One way we do that is we train our volunteers to work with the Socratic approach—where it’s pencils down and engaging the students with questions and getting them to figure things out by themselves and getting them to reason and think. It doesn’t always work out perfectly but it’s about how we can help inspire them and gain real buy-in to what they’re learning.

GOOD: 826 really embraces project based-learning. Do you think it’s more effective than a traditional write-a-paper-and-turn-it-in approach to writing?

JA: We don’t have to throw the traditional approach to writing out the door but the project-based approach is great for students who don’t have the same drive or academic support at home. At 826 we put a lot of energy into our book project. We work with students up to three months in a school and get them published at the end of that time.

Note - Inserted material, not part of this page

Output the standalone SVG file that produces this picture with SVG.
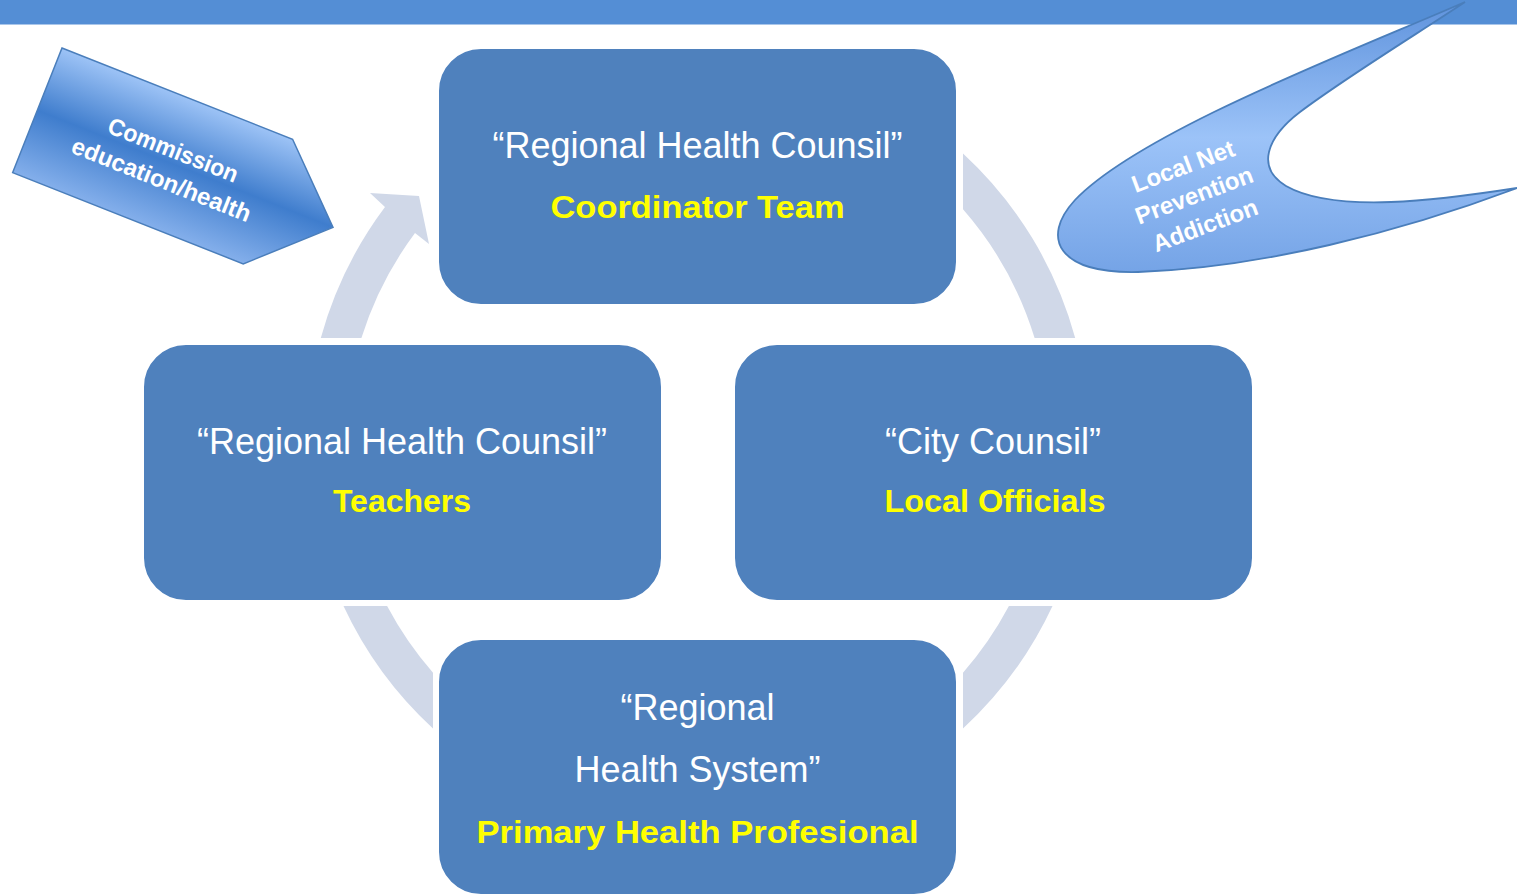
<svg xmlns="http://www.w3.org/2000/svg" width="1517" height="894" viewBox="0 0 1517 894">
<style>
.box{fill:#4F81BD;stroke:#FFFFFF;stroke-width:2}
.ring{fill:#D0D8E8;stroke:none}
.t1{font-family:"Liberation Sans",Arial,sans-serif;font-size:36px;fill:#FFFFFF;text-anchor:middle}
.t2{font-family:"Liberation Sans",Arial,sans-serif;font-size:32px;font-weight:bold;fill:#FFFF00;text-anchor:middle}
.tw{font-family:"Liberation Sans",Arial,sans-serif;font-size:24px;font-weight:bold;fill:#FFFFFF;text-anchor:middle}
</style>
<defs>
<linearGradient id="gPent" x1="0" y1="0" x2="0" y2="134" gradientUnits="userSpaceOnUse">
<stop offset="0" stop-color="#9DC3F6"/>
<stop offset="0.5" stop-color="#3F7DCD"/>
<stop offset="1" stop-color="#84AFEB"/>
</linearGradient>
<linearGradient id="gCall" x1="0" y1="0" x2="0" y2="275" gradientUnits="userSpaceOnUse">
<stop offset="0" stop-color="#5E92DC"/>
<stop offset="0.5" stop-color="#9CC3F8"/>
<stop offset="1" stop-color="#74A3E6"/>
</linearGradient>
</defs>
<rect x="0" y="0" width="1517" height="894" fill="#FFFFFF"/>
<rect id="header" x="0" y="0" width="1517" height="24.5" fill="#548ED5"/>

<g id="connectors">
<path class="ring" d="M320.8,338 A391,391 0 0 1 385,207 L370,193 L419,196 L429,244 L415,233 A352,352 0 0 0 361.4,338 Z"/>
<path class="ring" d="M963,153.5 A391,391 0 0 1 1075.2,338 L1034.6,338 A352,352 0 0 0 963,209.3 Z"/>
<path class="ring" d="M1052.5,606 A391,391 0 0 1 963,728.5 L963,672.7 A352,352 0 0 0 1008.9,606 Z"/>
<path class="ring" d="M433,728.5 A391,391 0 0 1 343.5,606 L387.1,606 A352,352 0 0 0 433,672.7 Z"/>
</g>

<g id="node-top">
<rect class="box" x="438" y="48" width="519" height="257" rx="43" ry="43"/>
<text class="t1" x="697.5" y="158">“Regional Health Counsil”</text>
<text class="t2" x="697.5" y="218" textLength="294" lengthAdjust="spacingAndGlyphs">Coordinator Team</text>
</g>

<g id="node-left">
<rect class="box" x="143" y="344" width="519" height="257" rx="43" ry="43"/>
<text class="t1" x="402" y="453.5">“Regional Health Counsil”</text>
<text class="t2" x="402" y="512">Teachers</text>
</g>

<g id="node-right">
<rect class="box" x="734" y="344" width="519" height="257" rx="43" ry="43"/>
<text class="t1" x="993" y="453.5">“City Counsil”</text>
<text class="t2" x="995" y="512" textLength="221" lengthAdjust="spacingAndGlyphs">Local Officials</text>
</g>

<g id="node-bottom">
<rect class="box" x="438" y="639" width="519" height="256" rx="43" ry="43"/>
<text class="t1" x="697.5" y="720">“Regional</text>
<text class="t1" x="697.5" y="782">Health System”</text>
<text class="t2" x="697.5" y="843" textLength="442" lengthAdjust="spacingAndGlyphs">Primary Health Profesional</text>
</g>

<g id="node-commission" transform="translate(62,48) rotate(21.6)">
<path d="M0,0 L248,0 L318,67 L248,134 L0,134 Z" fill="url(#gPent)" stroke="#4A7EBB" stroke-width="1.5"/>
<text class="tw" x="141" y="62" textLength="138" lengthAdjust="spacingAndGlyphs">Commission</text>
<text class="tw" x="141" y="94">education/health</text>
</g>

<g id="node-localnet">
<path d="M1465,2 C1350,52 1140,132 1075,200 C1040,238 1058,274 1138,272 C1260,268 1400,232 1517,188 C1440,200 1335,214 1286,186 C1256,168 1266,138 1300,112 C1345,78 1420,32 1465,2 Z" fill="url(#gCall)" stroke="#4A7EBB" stroke-width="1.8"/>
<text class="tw" x="1186" y="174" transform="rotate(-20.5 1186 174)">Local Net</text>
<text class="tw" x="1197" y="203" transform="rotate(-20.5 1197 203)">Prevention</text>
<text class="tw" x="1208" y="233" transform="rotate(-20.5 1208 233)">Addiction</text>
</g>
</svg>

A group of students are also pulled out to work on the editorial board alongside professional editors and designers. They get to make decisions about how the book will be laid out and the chapter sections, so they really see what it takes to create a book. In the end they have a product that’s not just for them. It’s sold nationally and it’s in bookstores all of the country and it’s on Amazon. Best of all, they have something they can show mom and dad, and it’s going to live on forever.

GOOD: Can individual teachers replicate your book project as the way to teach writing?

JA: What really makes it work for 826 is our volunteer force. If you don’t have at least 10 individuals who can come into a classroom and support the writing process, then you just have the teacher having to give feedback, and individual one-on-one feedback on a student’s writing is critical.

There are volunteer organizations out there that could provide the bodies needed to break the class down into manageable parts. But that’s a lot of work for a teacher, which is why we’re working on teaming up with classrooms and coming in to give that one-to-one support to children.

But if a teacher wants to do a book project, you can certainly do it, and there are schools that have done it. It just takes some creativity and it can happen.